If you saw the recent Reading festival announcement, you’ll know how embarrassingly frequent all-male line-ups can be. One powerful way to combat this is for high-profile male DJs to refuse to play all-male line-ups. This is becoming increasingly common; off the record, a number of headline DJs confirmed to Mixmag that they’ve introduced the policies, but they didn’t want to speak publicly (lest dickheads spout shit about how the only reason female artists were booked was because X insisted).

“I just felt that the discourse around me and my friends was mounting to the point where I felt I had to do something about it,” a major Berlin-based techno DJ of headliner status told us during a Skype chat shortly before Christmas. He’s asked to remain anonymous, but his policy requires a minimum of 15 per cent of the line-up of any night he plays to include female, trans or non-binary DJs. “I’ve had to turn down a few things, but there haven’t been many negative responses to it. For the most part people are willing to try.”

And if you’re lucky enough to be curating your own line-up: Think about who you’re inviting to play. Yeah, it’s easy to just ask your boys. But if at least half of the artists aren’t women, you’re doing something wrong.

2 ...And Book more than two women for your festival

While things are definitely improving, all-male lineups remain the norm, not the exception. Promoters need to do more, and that doesn’t just mean booking a female artist to headline the main stage one night and thinking their work is done. Forward-thinking festivals like Sustain Release (run by Aurora Halal and Zara Wladawsky) quietly implement a policy of booking 50/50 male and female artists.
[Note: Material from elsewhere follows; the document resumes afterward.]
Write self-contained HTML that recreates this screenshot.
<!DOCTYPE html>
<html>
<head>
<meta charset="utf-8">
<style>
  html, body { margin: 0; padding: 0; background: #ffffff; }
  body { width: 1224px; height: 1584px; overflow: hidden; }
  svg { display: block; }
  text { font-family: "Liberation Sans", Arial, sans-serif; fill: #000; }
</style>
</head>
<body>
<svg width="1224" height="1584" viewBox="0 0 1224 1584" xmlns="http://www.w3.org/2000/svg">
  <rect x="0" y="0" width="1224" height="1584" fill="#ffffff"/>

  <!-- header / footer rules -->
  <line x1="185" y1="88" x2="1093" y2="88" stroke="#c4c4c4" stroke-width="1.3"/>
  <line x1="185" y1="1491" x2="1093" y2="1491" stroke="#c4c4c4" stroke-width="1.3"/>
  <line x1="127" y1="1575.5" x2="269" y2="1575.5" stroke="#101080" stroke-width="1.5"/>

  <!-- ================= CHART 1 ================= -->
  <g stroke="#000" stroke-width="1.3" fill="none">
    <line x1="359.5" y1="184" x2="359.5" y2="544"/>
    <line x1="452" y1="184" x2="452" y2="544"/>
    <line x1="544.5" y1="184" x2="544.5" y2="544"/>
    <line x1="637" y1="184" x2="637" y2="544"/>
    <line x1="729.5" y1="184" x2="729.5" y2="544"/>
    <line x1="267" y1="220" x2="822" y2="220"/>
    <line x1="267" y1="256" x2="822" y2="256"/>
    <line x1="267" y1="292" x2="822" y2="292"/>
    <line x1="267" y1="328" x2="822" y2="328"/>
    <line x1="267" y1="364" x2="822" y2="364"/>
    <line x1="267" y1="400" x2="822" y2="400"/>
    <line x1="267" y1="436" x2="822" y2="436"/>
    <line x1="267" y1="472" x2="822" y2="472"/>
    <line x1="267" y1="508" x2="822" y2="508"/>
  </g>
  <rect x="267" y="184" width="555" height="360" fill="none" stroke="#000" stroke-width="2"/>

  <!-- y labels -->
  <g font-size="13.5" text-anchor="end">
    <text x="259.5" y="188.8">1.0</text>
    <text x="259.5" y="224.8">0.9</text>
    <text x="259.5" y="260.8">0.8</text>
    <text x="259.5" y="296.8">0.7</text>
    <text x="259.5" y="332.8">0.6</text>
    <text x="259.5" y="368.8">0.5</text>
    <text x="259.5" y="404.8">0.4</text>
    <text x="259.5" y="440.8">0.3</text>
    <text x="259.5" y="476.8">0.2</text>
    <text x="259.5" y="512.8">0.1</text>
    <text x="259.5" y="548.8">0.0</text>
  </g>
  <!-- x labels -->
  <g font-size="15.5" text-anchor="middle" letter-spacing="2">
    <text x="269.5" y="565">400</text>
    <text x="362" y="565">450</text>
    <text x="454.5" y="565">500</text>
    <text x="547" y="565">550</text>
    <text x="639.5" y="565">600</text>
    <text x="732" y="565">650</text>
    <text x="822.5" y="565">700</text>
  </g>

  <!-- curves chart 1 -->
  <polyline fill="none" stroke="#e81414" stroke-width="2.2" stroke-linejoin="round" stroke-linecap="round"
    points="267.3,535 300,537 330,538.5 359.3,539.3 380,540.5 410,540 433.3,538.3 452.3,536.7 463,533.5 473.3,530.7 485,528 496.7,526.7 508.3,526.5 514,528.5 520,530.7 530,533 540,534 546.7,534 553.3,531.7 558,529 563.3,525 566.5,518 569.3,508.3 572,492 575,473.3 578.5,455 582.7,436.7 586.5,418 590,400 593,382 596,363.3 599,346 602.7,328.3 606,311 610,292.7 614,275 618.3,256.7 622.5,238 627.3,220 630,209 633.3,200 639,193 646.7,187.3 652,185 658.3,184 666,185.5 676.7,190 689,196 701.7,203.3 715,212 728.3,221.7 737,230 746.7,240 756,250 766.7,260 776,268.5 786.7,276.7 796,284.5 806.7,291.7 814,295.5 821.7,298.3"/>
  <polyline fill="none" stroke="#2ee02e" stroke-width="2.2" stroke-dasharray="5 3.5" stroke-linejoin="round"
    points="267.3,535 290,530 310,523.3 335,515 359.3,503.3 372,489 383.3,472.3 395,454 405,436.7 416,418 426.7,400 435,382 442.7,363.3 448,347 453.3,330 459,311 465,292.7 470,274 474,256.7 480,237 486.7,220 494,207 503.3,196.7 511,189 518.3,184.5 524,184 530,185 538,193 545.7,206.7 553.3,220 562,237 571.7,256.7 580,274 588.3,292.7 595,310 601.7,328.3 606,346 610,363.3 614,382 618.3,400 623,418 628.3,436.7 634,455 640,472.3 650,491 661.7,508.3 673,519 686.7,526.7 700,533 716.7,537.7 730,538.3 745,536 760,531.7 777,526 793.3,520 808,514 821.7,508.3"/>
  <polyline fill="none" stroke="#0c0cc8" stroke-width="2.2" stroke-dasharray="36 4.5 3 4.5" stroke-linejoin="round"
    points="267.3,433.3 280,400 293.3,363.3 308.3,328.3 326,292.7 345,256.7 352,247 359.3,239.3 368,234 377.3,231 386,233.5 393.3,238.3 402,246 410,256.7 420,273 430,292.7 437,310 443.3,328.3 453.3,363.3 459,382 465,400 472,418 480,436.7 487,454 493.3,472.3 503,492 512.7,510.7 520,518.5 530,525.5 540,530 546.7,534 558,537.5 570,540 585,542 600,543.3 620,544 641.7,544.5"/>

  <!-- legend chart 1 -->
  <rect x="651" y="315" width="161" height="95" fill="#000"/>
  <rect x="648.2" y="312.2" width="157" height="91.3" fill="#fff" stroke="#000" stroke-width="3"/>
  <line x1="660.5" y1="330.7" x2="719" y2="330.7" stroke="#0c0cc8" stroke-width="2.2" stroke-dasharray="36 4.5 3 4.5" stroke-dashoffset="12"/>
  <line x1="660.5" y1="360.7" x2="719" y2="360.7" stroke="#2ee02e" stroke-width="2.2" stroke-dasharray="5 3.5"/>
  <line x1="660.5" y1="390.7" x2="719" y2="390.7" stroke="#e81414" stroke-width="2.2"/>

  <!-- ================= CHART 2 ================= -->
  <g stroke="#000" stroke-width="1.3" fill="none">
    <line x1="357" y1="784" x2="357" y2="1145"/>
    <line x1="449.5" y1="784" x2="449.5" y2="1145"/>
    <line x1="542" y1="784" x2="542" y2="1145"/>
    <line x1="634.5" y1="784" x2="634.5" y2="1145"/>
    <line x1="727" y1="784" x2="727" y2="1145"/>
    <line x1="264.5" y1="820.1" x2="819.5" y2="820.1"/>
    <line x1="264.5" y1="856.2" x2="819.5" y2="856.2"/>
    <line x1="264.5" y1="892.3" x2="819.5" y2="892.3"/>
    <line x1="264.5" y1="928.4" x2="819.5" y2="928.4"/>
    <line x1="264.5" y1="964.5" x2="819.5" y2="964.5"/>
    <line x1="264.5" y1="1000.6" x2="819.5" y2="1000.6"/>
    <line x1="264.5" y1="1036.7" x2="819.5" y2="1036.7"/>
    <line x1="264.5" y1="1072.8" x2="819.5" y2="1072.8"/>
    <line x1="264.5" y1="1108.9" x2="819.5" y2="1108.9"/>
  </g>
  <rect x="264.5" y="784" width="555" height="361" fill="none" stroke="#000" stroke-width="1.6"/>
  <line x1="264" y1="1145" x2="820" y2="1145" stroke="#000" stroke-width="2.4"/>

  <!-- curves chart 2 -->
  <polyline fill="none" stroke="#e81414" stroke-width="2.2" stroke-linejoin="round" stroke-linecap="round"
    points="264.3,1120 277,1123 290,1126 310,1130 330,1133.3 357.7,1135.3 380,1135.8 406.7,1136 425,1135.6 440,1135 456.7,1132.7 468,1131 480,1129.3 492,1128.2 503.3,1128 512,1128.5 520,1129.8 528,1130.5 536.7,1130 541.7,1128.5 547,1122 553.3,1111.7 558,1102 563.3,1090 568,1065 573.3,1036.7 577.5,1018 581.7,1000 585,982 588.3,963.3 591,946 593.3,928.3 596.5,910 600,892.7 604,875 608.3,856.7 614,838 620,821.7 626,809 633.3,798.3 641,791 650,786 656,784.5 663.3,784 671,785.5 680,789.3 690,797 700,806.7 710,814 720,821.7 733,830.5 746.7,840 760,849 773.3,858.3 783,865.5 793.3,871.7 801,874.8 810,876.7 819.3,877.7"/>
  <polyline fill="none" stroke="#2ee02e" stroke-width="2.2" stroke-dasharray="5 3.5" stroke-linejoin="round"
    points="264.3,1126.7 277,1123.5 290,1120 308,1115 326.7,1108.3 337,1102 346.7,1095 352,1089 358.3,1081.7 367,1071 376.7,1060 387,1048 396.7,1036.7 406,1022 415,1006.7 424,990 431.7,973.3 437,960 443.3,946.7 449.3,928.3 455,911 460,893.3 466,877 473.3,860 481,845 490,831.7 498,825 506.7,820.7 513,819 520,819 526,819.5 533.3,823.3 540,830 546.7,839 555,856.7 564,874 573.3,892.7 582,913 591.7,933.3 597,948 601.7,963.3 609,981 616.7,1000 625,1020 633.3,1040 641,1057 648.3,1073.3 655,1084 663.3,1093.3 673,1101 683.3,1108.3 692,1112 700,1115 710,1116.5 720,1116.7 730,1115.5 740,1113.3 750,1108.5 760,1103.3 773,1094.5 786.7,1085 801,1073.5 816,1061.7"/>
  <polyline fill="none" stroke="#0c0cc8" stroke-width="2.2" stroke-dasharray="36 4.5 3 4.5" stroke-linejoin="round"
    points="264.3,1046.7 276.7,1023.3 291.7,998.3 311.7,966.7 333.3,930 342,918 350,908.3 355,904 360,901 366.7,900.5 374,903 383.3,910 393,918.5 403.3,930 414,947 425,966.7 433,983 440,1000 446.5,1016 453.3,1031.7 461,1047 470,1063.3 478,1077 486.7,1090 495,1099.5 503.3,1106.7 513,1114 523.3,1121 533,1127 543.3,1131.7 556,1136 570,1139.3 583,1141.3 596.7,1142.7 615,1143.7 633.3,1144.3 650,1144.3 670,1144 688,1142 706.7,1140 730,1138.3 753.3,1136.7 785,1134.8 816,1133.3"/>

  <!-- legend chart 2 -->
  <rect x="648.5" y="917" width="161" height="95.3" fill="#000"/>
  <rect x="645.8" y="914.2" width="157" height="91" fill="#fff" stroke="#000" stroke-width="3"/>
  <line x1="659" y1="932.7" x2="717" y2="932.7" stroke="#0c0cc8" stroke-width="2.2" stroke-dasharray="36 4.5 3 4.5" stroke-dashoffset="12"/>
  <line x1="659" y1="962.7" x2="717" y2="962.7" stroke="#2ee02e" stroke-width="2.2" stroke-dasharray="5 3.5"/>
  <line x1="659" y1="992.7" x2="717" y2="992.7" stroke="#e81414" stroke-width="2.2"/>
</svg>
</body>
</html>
“We feel it is important to continue to push promoters and clubs to diversify their line-ups, to call into question the continual cis-male whitewashing we seem to consistently see within club, festivals & even live music line-ups,” women’s events collective Resis’dance tells me. “We want to see 2017 promoters and clubs celebrate diversity and stand in solidarity with us as we try to break the norms of patriarchal partying. We believe in creating freedom of opportunity for all."

Also, diversity isn’t just booking white women – it goes for people of colour, non-binary people, those from the LGBTQ community. Finally, think about your ticket allocations. Hallowed techno festival Freerotation allocates equal numbers of tickets to male and female guests.